これは、「具体的な目標を定める事で興味が持てない男性との無駄なやりとりを無くす」という目的がある非常に意義のある質問だと説明された。

彼女は優しくて、彼女自身も何か今日のことが想像と違うと感じてたらしく、でもすごく丁寧にいろいろと聞いてくれた。私には「自信を持って」「でも無理維持はしないし、そんなつもりでいってると思わないで」と何度が話してくれた。
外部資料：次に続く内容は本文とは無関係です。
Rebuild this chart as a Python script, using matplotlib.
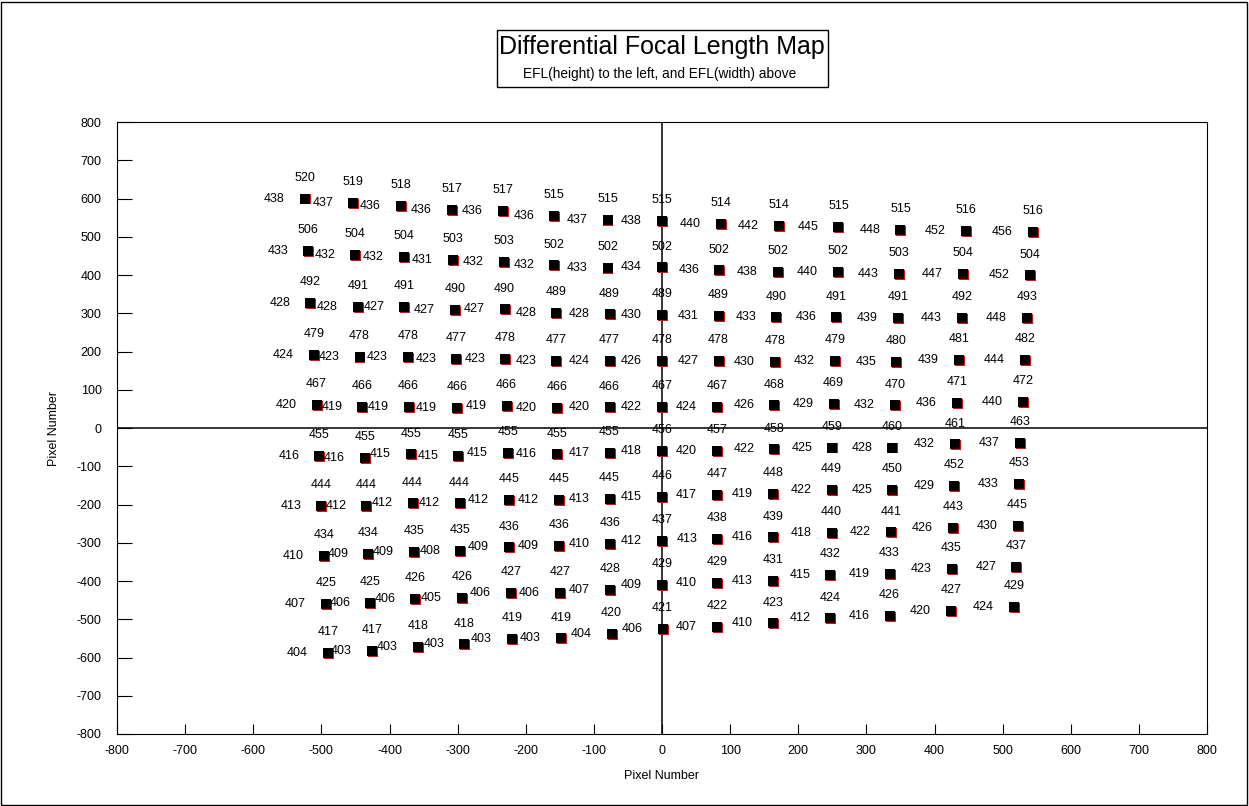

でも私は泣きそうで、最後は一緒に、私がなぜ泣きそうなのかを考えてくれた。

私はきっと、こんなに婚活が上手くいっていない自分が「高い目標」を持っていることが恥ずかしかったんだ。「高望みしているから、結婚ができないんだ」と思われるのが嫌だったから、それが恥ずかしくて上手く話ができなかった。

 

 

きっと私は今「結婚」したい、という気持ちを手放したい。

それができたら、独り身であることを悲観しひどく落ち込むことも、別の過ごし方ができるのではと考えている。結婚できていないことは大きなコンプレックスだ。

 

そもそも恋愛が上手くいかない。

恋愛せず恋みたいな不安定な行為に心を崩すことなく、一緒になれる恋人が欲しい。

いろんな人が「まだ若い」「大丈夫だよ」と声をかけてくれても、今の私は結婚したことないし、どれだけ私が望んでもそこまで話を一緒に進めてくれる人は現れなかった。

お金を払い、よく見て欲しいと着飾った写真を準備して「よしっ」と意気込んだ私と出会ってくれる男性はみつからなった。お金を使っても結婚できなかった人間。

一緒に新しいお家を作ろうとしてくれる人が現れなかった人生が今の私の全部なんだ。

異性と一緒に過ごすことの大きな安心感を知らないわけではないから、諦めきれない。そして私は「甘える」ということが恋人にしかできない。

甘えなくても私は死なないが、それをしていい相手がいる生活や世の中は、今よりいきやすい。

 

 少し前に結婚した先輩に「どんな人が好き?」と聞かれ、「声が低い人」と答えるとニヤッとして「まだ恋愛する気でいるな?」と言われた。

その言葉はこないだの彼女との会話と真逆にある。

ずっしりと響き、 お腹に落ちた。

ショックではあったけど、納得もした。

好みではく、自分の居心地がいい人を選ぶべし。見つけるべし。そんな局面で「井浦新」が良いなんて口に出したら鼻で笑われる。誰に。

そして、その居心地の良い人は見つからないし、失恋したばかりの身体ではより一層のこと、意味がわからない。

 

帰りに彼女から恋人と二人でいる時間の楽しいことをたくさん話してもらい、それを話す嬉しそうな彼女が本当に可愛くてその空気でお別れができた楽しい夜だった。

 

彼女の年齢を初めて聞いたんだけど、私よりは若く、何かの違いに答えきれず「どうしてもちょっとおばちゃん目線で聞いてしまう」と言ってしまったあとに「こんなことになるなら年齢なんか言わなきゃよかったな」と言われてしまって、年齢に逃げた自分が恥ずかしかった。